Why categorize born again Christians as intolerant and closed-minded? Isn't that exactly what the Bible teaches us NOT to be? Didn't Jesus preach the OPPOSITE. We can still respect other people, and not believe in their religion can't we? I think the thing with the Christian faith is that there are so many truths, and proof to every word in the Bible that many followers want to save others as well. Who says that the Bible isn't the ultimate truth and all other religions are ways to corrupt humans to stray from Christianity? Have you ever compared the teachings of the Word of God (Bible) to every single other religion? It is truly impossible to disprove the Bible…other than saying that “some guys got together and wrote some fairytales”. That’s a big stretch when you look at how accurate everything in the Bible is. Anyway…TOLERANCE is the key here, don’t FORCE your religion on anyone, simply let it be known…present the facts…and love your neighbor for who they choose to be.

 

Check this out - May 11

Reasons To Believe (Hugh Ross) www.reasons.org Reasons to Believe (RTB) is an international, international ministry established to communicate the uniquely factual basis for belief in the Bible as the wholly true Word of God and for personal faith in Jesus Christ.
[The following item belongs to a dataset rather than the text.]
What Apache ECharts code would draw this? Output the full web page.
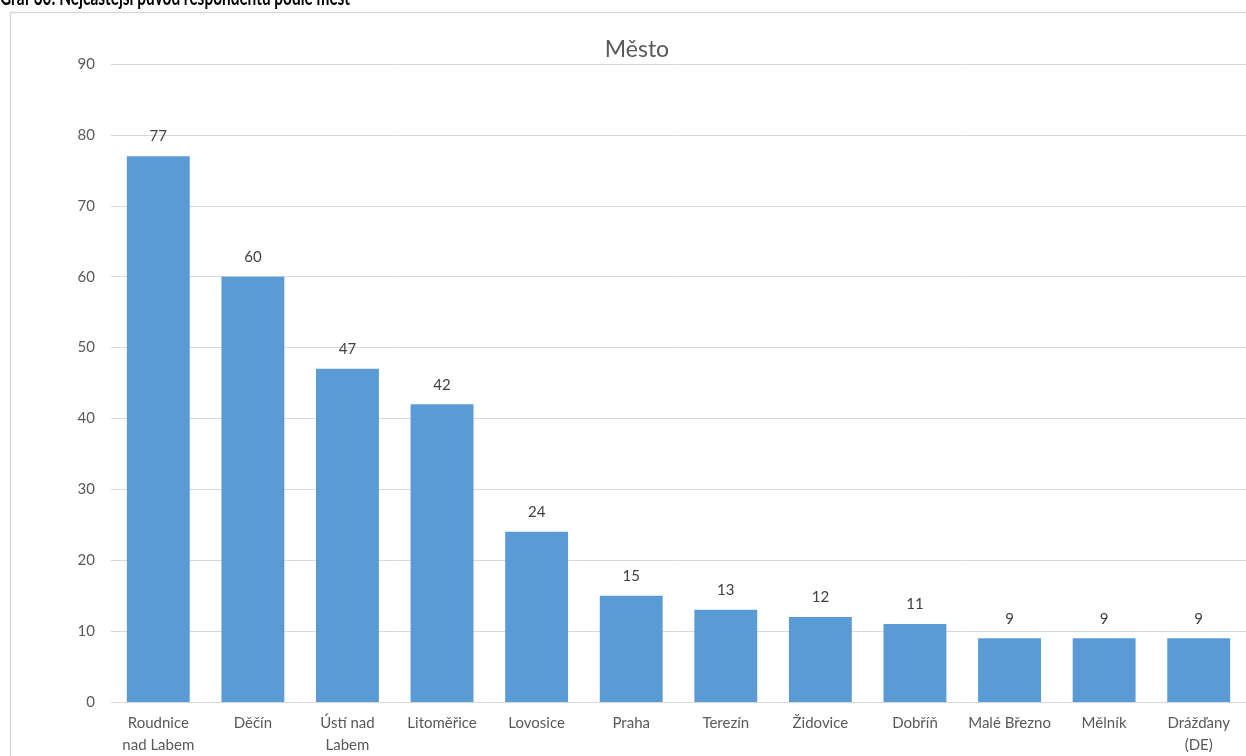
<!DOCTYPE html>
<html>
<head>
<meta charset="utf-8">
<script src="https://cdn.jsdelivr.net/npm/echarts@6/dist/echarts.min.js"></script>
<style>
html,body{margin:0;padding:0;background:#fff;}
#c{width:1246px;height:756px;}
</style>
</head>
<body>
<div id="c"></div>
<script>
const pageTitle = 'Graf 30: Nejčastější původ respondentů podle měst';
const chartTitle = 'Město';
const categories = ['Roudnice\nnad Labem', 'Děčín', 'Ústí nad\nLabem', 'Litoměřice', 'Lovosice', 'Praha', 'Terezín', 'Židovice', 'Dobříň', 'Malé Březno', 'Mělník', 'Drážďany\n(DE)'];
const values = [77, 60, 47, 42, 24, 15, 13, 12, 11, 9, 9, 9];
const yTicks = {min: 0, max: 90, interval: 10};

const chart = echarts.init(document.getElementById('c'), null, {renderer: 'canvas'});
const font = 'Lato, "Open Sans", sans-serif';
chart.setOption({
  animation: false,
  backgroundColor: '#fff',
  graphic: [
    {type: 'rect', shape: {x: 10.5, y: 12.5, width: 1244, height: 800}, style: {fill: 'none', stroke: '#d9d9d9', lineWidth: 1.5}, z: -1},
    {type: 'text', x: 0, y: -13, scaleX: 0.7, style: {text: pageTitle, font: 'bold 22px Lato, sans-serif', fill: '#000'}}
  ],
  title: {
    text: chartTitle, left: 632, top: 33, textAlign: 'center',
    textStyle: {fontFamily: font, fontSize: 23, fontWeight: 'normal', color: '#595959'}
  },
  grid: {left: 111, right: -2, top: 64, bottom: 48, containLabel: false},
  xAxis: {
    type: 'category', data: categories,
    axisLine: {lineStyle: {color: '#d9d9d9', width: 1}},
    axisTick: {show: false},
    axisLabel: {interval: 0, color: '#595959', fontFamily: font, fontSize: 15, margin: 10, lineHeight: 22}
  },
  yAxis: {
    type: 'value', min: yTicks.min, max: yTicks.max, interval: yTicks.interval,
    axisLine: {show: false}, axisTick: {show: false},
    splitLine: {lineStyle: {color: '#d9d9d9', width: 1}},
    axisLabel: {color: '#595959', fontFamily: font, fontSize: 15, margin: 16}
  },
  series: [{
    type: 'bar', data: values, barWidth: '66.5%',
    itemStyle: {color: '#5b9bd5'},
    label: {show: true, position: 'top', distance: 12, color: '#404040', fontFamily: font, fontSize: 15}
  }]
});
</script>
</body>
</html>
RTB was founded to remove the doubts of skeptics; strengthen the faith of believers; and, demonstrate that science and the Bible complement one another.

 

Scream! - May 11

Buddists don't follow any God, it's just a way of life! A very good way of life! I think Jesus would approve of them.

 

michelle - May 11

Maybe you can wait it out. Converts tend to be really gung-ho about their religion. No matter what it happens to be. She doesn't seem real stable right now, so maybe this phase will pa__s. Or is the hypocrisy getting to you? Since she's slagged a few Commandments and then feels the need to preach to you. Good luck.